→ **Provided data**:
::::

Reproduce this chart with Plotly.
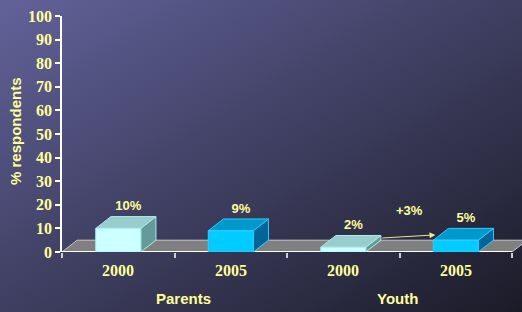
import base64
import plotly.graph_objects as go

# ---- data ----
groups = ["Parents", "Youth"]
years = ["2000", "2005", "2000", "2005"]
values = [10, 9, 2, 5]
value_labels = ["10%", "9%", "2%", "5%"]
change_label = "+3%"
y_ticks = list(range(0, 101, 10))

# ---- style ----
W, H = 522, 312
ML, MR, MT, MB = 62, 0, 16, 60
YEL = "#FFFF99"
SANS = "Liberation Sans, Arial"
SERIF = "Liberation Serif, Times New Roman"
front_cols = {"2000": "#CCFFFF", "2005": "#00CCFF"}
top_cols = {"2000": "#99CCCC", "2005": "#0099CC"}
side_cols = {"2000": "#669999", "2005": "#006699"}
edge_cols = {"2000": "#AAEEEE", "2005": "#33CCFF"}
half_w = 0.2
dx, dy = 0.135, 5.0
pw = W - ML - MR
ph = H - MT - MB
x_right = 3.5 + (pw - 450) / 112.5

fig = go.Figure()

# background gradient via svg image
svg = ('<svg xmlns="http://www.w3.org/2000/svg" width="522" height="312" preserveAspectRatio="none">'
       '<defs><linearGradient id="g" x1="0" y1="0" x2="1" y2="1">'
       '<stop offset="0" stop-color="#62629A"/><stop offset="1" stop-color="#1B1B28"/>'
       '</linearGradient></defs><rect width="522" height="312" fill="url(#g)"/></svg>')
src = "data:image/svg+xml;base64," + base64.b64encode(svg.encode()).decode()
fig.add_layout_image(dict(source=src, xref="paper", yref="paper",
                          x=-ML / pw, y=1 + MT / ph, sizex=W / pw, sizey=H / ph,
                          sizing="stretch", layer="below", xanchor="left", yanchor="top"))

n = len(values)
x0, x1 = -0.5, n - 0.5

# floor
fig.add_trace(go.Scatter(x=[x0, x1, x1 + dx, x0 + dx, x0], y=[0, 0, dy, dy, 0],
                         fill="toself", fillcolor="#808080", mode="lines",
                         line=dict(color="#C8C8C8", width=1), hoverinfo="skip", showlegend=False))
# x axis front line
fig.add_trace(go.Scatter(x=[x0, x1], y=[0, 0], mode="lines",
                         line=dict(color="white", width=2), hoverinfo="skip", showlegend=False))

# bars
for i, (yr, v) in enumerate(zip(years, values)):
    l, r = i - half_w, i + half_w
    fig.add_trace(go.Scatter(x=[r, r + dx, r + dx, r, r], y=[0, dy, v + dy, v, 0],
                             fill="toself", fillcolor=side_cols[yr], mode="lines",
                             line=dict(color=edge_cols[yr], width=1), hoverinfo="skip", showlegend=False))
    fig.add_trace(go.Scatter(x=[l, r, r + dx, l + dx, l], y=[v, v, v + dy, v + dy, v],
                             fill="toself", fillcolor=top_cols[yr], mode="lines",
                             line=dict(color=edge_cols[yr], width=1), hoverinfo="skip", showlegend=False))
    fig.add_trace(go.Scatter(x=[l, r, r, l, l], y=[0, 0, v, v, 0],
                             fill="toself", fillcolor=front_cols[yr], mode="lines",
                             line=dict(color=edge_cols[yr], width=1), hoverinfo="skip", showlegend=False))

# value labels
fig.add_trace(go.Scatter(x=[i + 0.09 for i in range(n)], y=[v + dy + 4 for v in values],
                         mode="text", text=value_labels,
                         textfont=dict(family=SANS, size=13, color=YEL, weight="bold"),
                         hoverinfo="skip", showlegend=False, cliponaxis=False))

# change arrow
fig.add_annotation(x=3 - half_w + 0.02, y=values[3] + dy * 0.45, ax=2 + half_w + dx, ay=values[2] + dy * 0.78,
                   xref="x", yref="y", axref="x", ayref="y", text="", showarrow=True,
                   arrowhead=2, arrowsize=1.2, arrowwidth=1, arrowcolor="#E8E890")
fig.add_annotation(x=2.59, y=17.4, xref="x", yref="y", text=change_label, showarrow=False,
                   xanchor="center", yanchor="middle",
                   font=dict(family=SANS, size=13, color=YEL, weight="bold"))

# category labels
for i, yr in enumerate(years):
    fig.add_annotation(x=i, y=(252 - 270) / ph, xref="x", yref="paper", text=yr,
                       xanchor="center", yanchor="middle", showarrow=False,
                       font=dict(family=SERIF, size=16, color=YEL, weight="bold"))
for gi, g in enumerate(groups):
    fig.add_annotation(x=0.5 + 2 * gi + (0.08 if gi == 0 else -0.02), y=(252 - 298) / ph,
                       xref="x", yref="paper", text=g, showarrow=False,
                       xanchor="center", yanchor="middle",
                       font=dict(family=SANS, size=15, color=YEL, weight="bold"))
# y title
fig.add_annotation(x=-(ML - 15) / pw, y=(252 - 131) / ph, xref="paper", yref="paper",
                   text="% respondents", textangle=-90, showarrow=False,
                   xanchor="center", yanchor="middle",
                   font=dict(family=SANS, size=15, color=YEL, weight="bold"))

fig.update_layout(
    width=W, height=H, margin=dict(l=ML, r=MR, t=MT, b=MB),
    paper_bgcolor="#3C3C5C", plot_bgcolor="rgba(0,0,0,0)",
    xaxis=dict(range=[x0, x_right], showgrid=False, zeroline=False, showline=False,
               tickvals=[k - 0.5 for k in range(n + 1)], ticktext=[""] * (n + 1),
               ticks="outside", ticklen=5, tickcolor="#D0D0D0", tickwidth=1.5, fixedrange=True),
    yaxis=dict(range=[0, 100], tickvals=y_ticks, showgrid=False, zeroline=False,
               showline=True, linecolor="white", linewidth=1.5,
               ticks="outside", ticklen=5, tickcolor="white", tickwidth=1.5,
               tickfont=dict(family=SERIF, size=16, color=YEL, weight="bold"),
               fixedrange=True),
    showlegend=False,
)

fig.write_html("out.html", config={"displayModeBar": False},
               post_script="document.body.style.margin='0';document.body.style.overflow='hidden';")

::::

→ **Stated problem**:
Pictures excluded, repeat exactly the lines from the top of the material through the line with "y_ticks = list(range(0, 101, 10))", including both of those lines.

→ **Solution for this problem**:
Reproduce this chart with Plotly.
import base64
import plotly.graph_objects as go

# ---- data ----
groups = ["Parents", "Youth"]
years = ["2000", "2005", "2000", "2005"]
values = [10, 9, 2, 5]
value_labels = ["10%", "9%", "2%", "5%"]
change_label = "+3%"
y_ticks = list(range(0, 101, 10))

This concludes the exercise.